— Figure scripts —
##########

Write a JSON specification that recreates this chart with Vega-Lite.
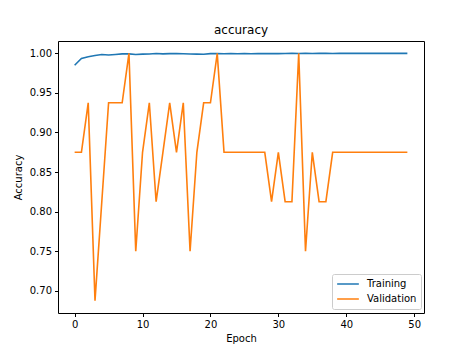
{
  "$schema": "https://vega.github.io/schema/vega-lite/v6.json",
  "autosize": "none",
  "padding": {"left": 58, "top": 41, "right": 46, "bottom": 38},
  "width": 366,
  "height": 272,
  "background": "white",
  "title": {"text": "accuracy", "fontSize": 12, "fontWeight": "normal", "font": "DejaVu Sans", "color": "black", "offset": 4},
  "data": {"values": [
    {"epoch": 0, "series": "Training", "acc": 0.985},
    {"epoch": 1, "series": "Training", "acc": 0.9935},
    {"epoch": 2, "series": "Training", "acc": 0.9958},
    {"epoch": 3, "series": "Training", "acc": 0.9972},
    {"epoch": 4, "series": "Training", "acc": 0.9985},
    {"epoch": 5, "series": "Training", "acc": 0.998},
    {"epoch": 6, "series": "Training", "acc": 0.9986},
    {"epoch": 7, "series": "Training", "acc": 0.9993},
    {"epoch": 8, "series": "Training", "acc": 0.9993},
    {"epoch": 9, "series": "Training", "acc": 0.9985},
    {"epoch": 10, "series": "Training", "acc": 0.999},
    {"epoch": 11, "series": "Training", "acc": 0.9992},
    {"epoch": 12, "series": "Training", "acc": 0.9998},
    {"epoch": 13, "series": "Training", "acc": 0.9993},
    {"epoch": 14, "series": "Training", "acc": 0.9996},
    {"epoch": 15, "series": "Training", "acc": 0.9996},
    {"epoch": 16, "series": "Training", "acc": 0.9994},
    {"epoch": 17, "series": "Training", "acc": 0.9992},
    {"epoch": 18, "series": "Training", "acc": 0.999},
    {"epoch": 19, "series": "Training", "acc": 0.9988},
    {"epoch": 20, "series": "Training", "acc": 0.9996},
    {"epoch": 21, "series": "Training", "acc": 0.9997},
    {"epoch": 22, "series": "Training", "acc": 0.9995},
    {"epoch": 23, "series": "Training", "acc": 0.9997},
    {"epoch": 24, "series": "Training", "acc": 0.9995},
    {"epoch": 25, "series": "Training", "acc": 0.9997},
    {"epoch": 26, "series": "Training", "acc": 0.9994},
    {"epoch": 27, "series": "Training", "acc": 0.9997},
    {"epoch": 28, "series": "Training", "acc": 0.9996},
    {"epoch": 29, "series": "Training", "acc": 0.9998},
    {"epoch": 30, "series": "Training", "acc": 0.9997},
    {"epoch": 31, "series": "Training", "acc": 0.9998},
    {"epoch": 32, "series": "Training", "acc": 0.9999},
    {"epoch": 33, "series": "Training", "acc": 0.9998},
    {"epoch": 34, "series": "Training", "acc": 1.0},
    {"epoch": 35, "series": "Training", "acc": 0.9999},
    {"epoch": 36, "series": "Training", "acc": 1.0},
    {"epoch": 37, "series": "Training", "acc": 1.0},
    {"epoch": 38, "series": "Training", "acc": 0.9999},
    {"epoch": 39, "series": "Training", "acc": 1.0},
    {"epoch": 40, "series": "Training", "acc": 1.0},
    {"epoch": 41, "series": "Training", "acc": 1.0},
    {"epoch": 42, "series": "Training", "acc": 1.0},
    {"epoch": 43, "series": "Training", "acc": 1.0},
    {"epoch": 44, "series": "Training", "acc": 1.0},
    {"epoch": 45, "series": "Training", "acc": 1.0},
    {"epoch": 46, "series": "Training", "acc": 1.0},
    {"epoch": 47, "series": "Training", "acc": 1.0},
    {"epoch": 48, "series": "Training", "acc": 1.0},
    {"epoch": 49, "series": "Training", "acc": 1.0},
    {"epoch": 0, "series": "Validation", "acc": 0.875},
    {"epoch": 1, "series": "Validation", "acc": 0.875},
    {"epoch": 2, "series": "Validation", "acc": 0.9375},
    {"epoch": 3, "series": "Validation", "acc": 0.6875},
    {"epoch": 4, "series": "Validation", "acc": 0.8125},
    {"epoch": 5, "series": "Validation", "acc": 0.9375},
    {"epoch": 6, "series": "Validation", "acc": 0.9375},
    {"epoch": 7, "series": "Validation", "acc": 0.9375},
    {"epoch": 8, "series": "Validation", "acc": 1.0},
    {"epoch": 9, "series": "Validation", "acc": 0.75},
    {"epoch": 10, "series": "Validation", "acc": 0.875},
    {"epoch": 11, "series": "Validation", "acc": 0.9375},
    {"epoch": 12, "series": "Validation", "acc": 0.8125},
    {"epoch": 13, "series": "Validation", "acc": 0.875},
    {"epoch": 14, "series": "Validation", "acc": 0.9375},
    {"epoch": 15, "series": "Validation", "acc": 0.875},
    {"epoch": 16, "series": "Validation", "acc": 0.9375},
    {"epoch": 17, "series": "Validation", "acc": 0.75},
    {"epoch": 18, "series": "Validation", "acc": 0.875},
    {"epoch": 19, "series": "Validation", "acc": 0.9375},
    {"epoch": 20, "series": "Validation", "acc": 0.9375},
    {"epoch": 21, "series": "Validation", "acc": 1.0},
    {"epoch": 22, "series": "Validation", "acc": 0.875},
    {"epoch": 23, "series": "Validation", "acc": 0.875},
    {"epoch": 24, "series": "Validation", "acc": 0.875},
    {"epoch": 25, "series": "Validation", "acc": 0.875},
    {"epoch": 26, "series": "Validation", "acc": 0.875},
    {"epoch": 27, "series": "Validation", "acc": 0.875},
    {"epoch": 28, "series": "Validation", "acc": 0.875},
    {"epoch": 29, "series": "Validation", "acc": 0.8125},
    {"epoch": 30, "series": "Validation", "acc": 0.875},
    {"epoch": 31, "series": "Validation", "acc": 0.8125},
    {"epoch": 32, "series": "Validation", "acc": 0.8125},
    {"epoch": 33, "series": "Validation", "acc": 1.0},
    {"epoch": 34, "series": "Validation", "acc": 0.75},
    {"epoch": 35, "series": "Validation", "acc": 0.875},
    {"epoch": 36, "series": "Validation", "acc": 0.8125},
    {"epoch": 37, "series": "Validation", "acc": 0.8125},
    {"epoch": 38, "series": "Validation", "acc": 0.875},
    {"epoch": 39, "series": "Validation", "acc": 0.875},
    {"epoch": 40, "series": "Validation", "acc": 0.875},
    {"epoch": 41, "series": "Validation", "acc": 0.875},
    {"epoch": 42, "series": "Validation", "acc": 0.875},
    {"epoch": 43, "series": "Validation", "acc": 0.875},
    {"epoch": 44, "series": "Validation", "acc": 0.875},
    {"epoch": 45, "series": "Validation", "acc": 0.875},
    {"epoch": 46, "series": "Validation", "acc": 0.875},
    {"epoch": 47, "series": "Validation", "acc": 0.875},
    {"epoch": 48, "series": "Validation", "acc": 0.875},
    {"epoch": 49, "series": "Validation", "acc": 0.875}
  ]},
  "mark": {"type": "line", "strokeWidth": 1.6, "clip": true},
  "encoding": {
    "x": {
      "field": "epoch", "type": "quantitative", "title": "Epoch",
      "scale": {"domain": [-2.45, 51.45], "nice": false, "zero": false},
      "axis": {"values": [0, 10, 20, 30, 40, 50], "grid": false, "domain": false, "tickSize": 3.5, "tickColor": "black", "labelPadding": 3, "titlePadding": 4, "labelFlush": false}
    },
    "y": {
      "field": "acc", "type": "quantitative", "title": "Accuracy",
      "scale": {"domain": [0.6719, 1.0156], "nice": false, "zero": false},
      "axis": {"values": [0.7, 0.75, 0.8, 0.85, 0.9, 0.95, 1.0], "format": ".2f", "grid": false, "domain": false, "tickSize": 3.5, "tickColor": "black", "labelPadding": 3, "titlePadding": 6, "labelFlush": false}
    },
    "color": {
      "field": "series", "type": "nominal",
      "scale": {"domain": ["Training", "Validation"], "range": ["#1f77b4", "#ff7f0e"]},
      "legend": {
        "title": null, "orient": "none", "legendX": 274, "legendY": 233,
        "symbolType": "stroke", "symbolSize": 470, "symbolStrokeWidth": 1.6,
        "clipHeight": 12,
        "labelFontSize": 10, "labelFont": "DejaVu Sans", "labelColor": "black", "labelOffset": 7,
        "padding": 4, "rowPadding": 3,
        "strokeColor": "#cccccc", "fillColor": "white", "cornerRadius": 2
      }
    }
  },
  "config": {
    "font": "DejaVu Sans",
    "view": {"stroke": "black", "strokeWidth": 1},
    "axis": {"labelFontSize": 10, "titleFontSize": 10, "titleFontWeight": "normal", "labelColor": "black", "titleColor": "black", "labelFont": "DejaVu Sans", "titleFont": "DejaVu Sans"}
  }
}
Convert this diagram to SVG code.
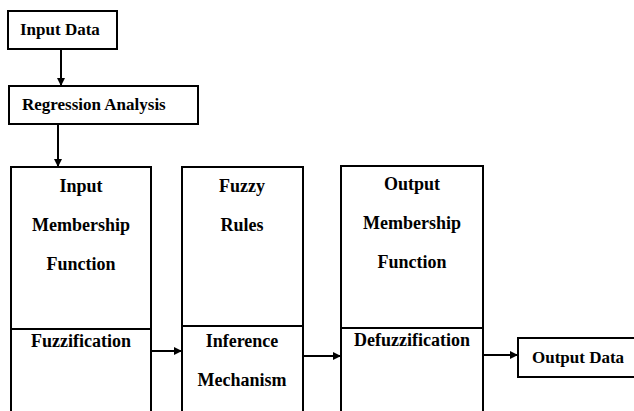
<svg xmlns="http://www.w3.org/2000/svg" width="634" height="411" viewBox="0 0 634 411">
<defs>
<marker id="ah" markerWidth="8" markerHeight="8" refX="7" refY="4" orient="auto" markerUnits="userSpaceOnUse">
<path d="M0,0 L8,4 L0,8 Z" fill="#000"/>
</marker>
<style>
.b, line.div { fill:#fff; stroke:#000; stroke-width:2; }
.c line { stroke:#000; stroke-width:2; marker-end:url(#ah); }
text { font-family:"Liberation Serif","Times New Roman",serif; font-weight:bold; font-size:17px; fill:#000; }
.m { text-anchor:middle; font-size:18px; }
</style>
</defs>
<rect width="634" height="411" fill="#fff"/>
<g id="input-data">
<rect class="b" x="8" y="11" width="109" height="38"/>
<text x="20" y="35">Input Data</text>
</g>
<g id="regression">
<rect class="b" x="9" y="86" width="189" height="38"/>
<text x="22" y="110">Regression Analysis</text>
</g>
<g id="input-mf">
<rect class="b" x="11" y="167" width="140" height="250"/>
<line class="div" x1="11" y1="329" x2="151" y2="329"/>
<text class="m" x="81" y="192">Input</text>
<text class="m" x="81" y="231">Membership</text>
<text class="m" x="81" y="270">Function</text>
<text class="m" x="81" y="347">Fuzzification</text>
</g>
<g id="fuzzy-rules">
<rect class="b" x="182" y="167" width="121" height="250"/>
<line class="div" x1="182" y1="326" x2="303" y2="326"/>
<text class="m" x="242" y="192">Fuzzy</text>
<text class="m" x="242" y="231">Rules</text>
<text class="m" x="242" y="347">Inference</text>
<text class="m" x="242" y="386">Mechanism</text>
</g>
<g id="output-mf">
<rect class="b" x="341" y="166" width="142" height="250"/>
<line class="div" x1="341" y1="328" x2="483" y2="328"/>
<text class="m" x="412" y="190">Output</text>
<text class="m" x="412" y="229">Membership</text>
<text class="m" x="412" y="268">Function</text>
<text class="m" x="412" y="346">Defuzzification</text>
</g>
<g id="output-data">
<rect class="b" x="518" y="338" width="120" height="39"/>
<text x="532" y="363">Output Data</text>
</g>
<g class="c" id="connectors">
<line x1="61" y1="49" x2="61" y2="85"/>
<line x1="58" y1="124" x2="58" y2="166"/>
<line x1="151" y1="351" x2="181" y2="351"/>
<line x1="303" y1="356" x2="340" y2="356"/>
<line x1="483" y1="355" x2="517" y2="355"/>
</g>
</svg>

##########

— Task —
Check each line of the data above for the string "this", then report how many lines have it, with no other words.

— Exercise response —
2